A friend and colleague from work is stuck in Lebanon with her two children. A friend and neighbor's 16 year old daughter is in Israel. On both sides, civilians are dying and getting hurt. I do not understand why the US is not calling for an immediate cease-fire!

Israel has the right to defend itself, yes. But why is it not targeting Hizbollah's stash of rockets instead of Lebanon's civilian infrastructure? Why does it think that Lebanon's army (with a weak and divided government behind it) can somehow destroy Hizbollah when the Israelis tried for decades and couldn't do it? Juan Cole this morning tells us:
Israel struck at large numbers of targets on Sunday, and early Monday morning, that had nothing to do with Hezbollah. The far north of Lebanon is Sunni, as is the port of Tripoli, where the Israelis killed a Catholic Lebanese soldier. They also hit factories in north Beirut, not a Shiite area. They bombed a village near Zahle, a notorious center of Greek Orthodox, killing 3 civilians. The Israelis are either not very good shots, since they have murdered 140 civilians since Wednesday and only managed to kill about 17 Lebanese military personnel. Or they just don't give a damn.

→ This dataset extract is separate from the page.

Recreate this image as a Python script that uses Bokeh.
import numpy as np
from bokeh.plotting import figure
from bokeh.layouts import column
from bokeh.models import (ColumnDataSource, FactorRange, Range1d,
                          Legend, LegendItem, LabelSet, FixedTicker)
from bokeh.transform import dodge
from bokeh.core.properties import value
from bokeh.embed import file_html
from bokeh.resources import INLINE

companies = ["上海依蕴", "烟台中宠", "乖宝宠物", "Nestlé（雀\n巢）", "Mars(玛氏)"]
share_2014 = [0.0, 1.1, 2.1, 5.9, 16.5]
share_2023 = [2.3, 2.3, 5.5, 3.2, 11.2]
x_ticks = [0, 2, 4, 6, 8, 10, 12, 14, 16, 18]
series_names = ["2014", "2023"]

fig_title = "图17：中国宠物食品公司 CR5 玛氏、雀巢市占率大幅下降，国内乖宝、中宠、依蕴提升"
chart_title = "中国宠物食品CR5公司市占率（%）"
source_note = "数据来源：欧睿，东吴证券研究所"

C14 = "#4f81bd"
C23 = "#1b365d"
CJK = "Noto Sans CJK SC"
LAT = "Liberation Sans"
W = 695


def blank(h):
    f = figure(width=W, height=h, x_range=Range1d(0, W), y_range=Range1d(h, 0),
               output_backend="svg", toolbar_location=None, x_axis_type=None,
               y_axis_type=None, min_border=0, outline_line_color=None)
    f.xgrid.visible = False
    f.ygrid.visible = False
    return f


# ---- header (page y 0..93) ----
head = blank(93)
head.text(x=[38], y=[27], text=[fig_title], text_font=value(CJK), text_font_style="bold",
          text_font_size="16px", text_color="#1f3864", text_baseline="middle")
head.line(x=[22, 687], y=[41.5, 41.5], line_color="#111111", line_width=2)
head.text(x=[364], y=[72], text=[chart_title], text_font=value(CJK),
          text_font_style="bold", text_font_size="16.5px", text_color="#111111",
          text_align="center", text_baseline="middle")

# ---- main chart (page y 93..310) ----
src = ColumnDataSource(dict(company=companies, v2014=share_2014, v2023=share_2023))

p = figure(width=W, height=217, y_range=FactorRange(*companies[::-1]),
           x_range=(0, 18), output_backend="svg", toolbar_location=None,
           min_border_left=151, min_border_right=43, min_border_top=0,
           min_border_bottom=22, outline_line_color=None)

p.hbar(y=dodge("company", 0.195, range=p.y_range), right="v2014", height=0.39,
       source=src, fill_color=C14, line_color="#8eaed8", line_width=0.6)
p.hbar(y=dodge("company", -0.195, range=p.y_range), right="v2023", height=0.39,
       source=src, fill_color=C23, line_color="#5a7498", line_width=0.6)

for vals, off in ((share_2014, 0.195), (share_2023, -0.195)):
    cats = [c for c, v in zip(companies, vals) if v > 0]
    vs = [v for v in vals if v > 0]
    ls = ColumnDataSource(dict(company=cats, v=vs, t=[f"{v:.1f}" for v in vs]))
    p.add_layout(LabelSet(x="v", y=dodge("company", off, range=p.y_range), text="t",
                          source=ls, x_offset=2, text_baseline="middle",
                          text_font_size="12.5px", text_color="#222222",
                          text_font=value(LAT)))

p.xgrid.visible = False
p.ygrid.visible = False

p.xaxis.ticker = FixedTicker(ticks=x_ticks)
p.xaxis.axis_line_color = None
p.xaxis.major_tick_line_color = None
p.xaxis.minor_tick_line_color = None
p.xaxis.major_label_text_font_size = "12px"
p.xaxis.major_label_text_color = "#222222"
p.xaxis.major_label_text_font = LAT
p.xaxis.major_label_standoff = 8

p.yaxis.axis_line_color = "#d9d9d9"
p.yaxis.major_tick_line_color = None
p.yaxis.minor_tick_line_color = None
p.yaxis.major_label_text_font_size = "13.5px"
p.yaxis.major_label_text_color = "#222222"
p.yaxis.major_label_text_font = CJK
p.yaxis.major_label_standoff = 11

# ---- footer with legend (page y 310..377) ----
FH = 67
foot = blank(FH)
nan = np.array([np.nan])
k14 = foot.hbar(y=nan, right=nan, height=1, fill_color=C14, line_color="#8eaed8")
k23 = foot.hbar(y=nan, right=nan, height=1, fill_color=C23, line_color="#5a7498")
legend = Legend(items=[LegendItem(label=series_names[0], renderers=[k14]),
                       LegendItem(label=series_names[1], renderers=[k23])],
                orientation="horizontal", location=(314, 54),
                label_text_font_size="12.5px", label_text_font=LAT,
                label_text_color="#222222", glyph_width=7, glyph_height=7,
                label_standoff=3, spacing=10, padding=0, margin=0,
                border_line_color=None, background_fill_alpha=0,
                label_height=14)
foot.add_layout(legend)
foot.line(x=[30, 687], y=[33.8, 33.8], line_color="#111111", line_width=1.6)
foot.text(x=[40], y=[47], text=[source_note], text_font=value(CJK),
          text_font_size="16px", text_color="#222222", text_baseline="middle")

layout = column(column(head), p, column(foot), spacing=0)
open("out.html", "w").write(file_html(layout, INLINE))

Ordinary Israelis do care about the deaths of civilians in Lebanon. At the very end of an article in the New York Times, we are told that 2000 people are demonstrating in the streets of Tel Aviv for an end to the attack on Lebanon. Why doesn't this get more coverage? Helena Cobban noted that within hours of the very first attack 200 people were protesting in front of the Israeli ministry of defense. Gush Shalom, Peace Now party, in Israel reports on on-going protests against the war in Israel(despite high levels of support for the conflict in Israel.) Leaders on both sides seemed gripped by megalomania and grim dreams of destruction. Olmert, stop the collective punishment of the Lebanese people. Nasrallah, stop the (barely guided) rocket attacks. Again, Juan Cole:

Hizbullah's attacks on Israeli civilians are war crimes. The killing of the civilians in Haifa at the train station was a war crime. And threatening to release chemicals from factories on civilian populations is probably a war crime in itself, much less the doing of it.


And the circle continues. We have to attack civilians X because they attacked our civilians Y, and so on and so on. On this I will stand with the Vatican:
"As in the past, the Holy See condemns both the terrorist attacks on the one side and the military reprisals on the other." It stated that Israel's right to self-defense "does not exempt it from respecting the norms of international law, especially as regards the protection of civilian populations."

"In particular, the Holy See deplores the attack on Lebanon, a free and sovereign nation."

Let's hope the prayers of the Pope are powerful because I do not have much faith in the diplomatic ability of President Bush or his administration to guide the world through this tight spot.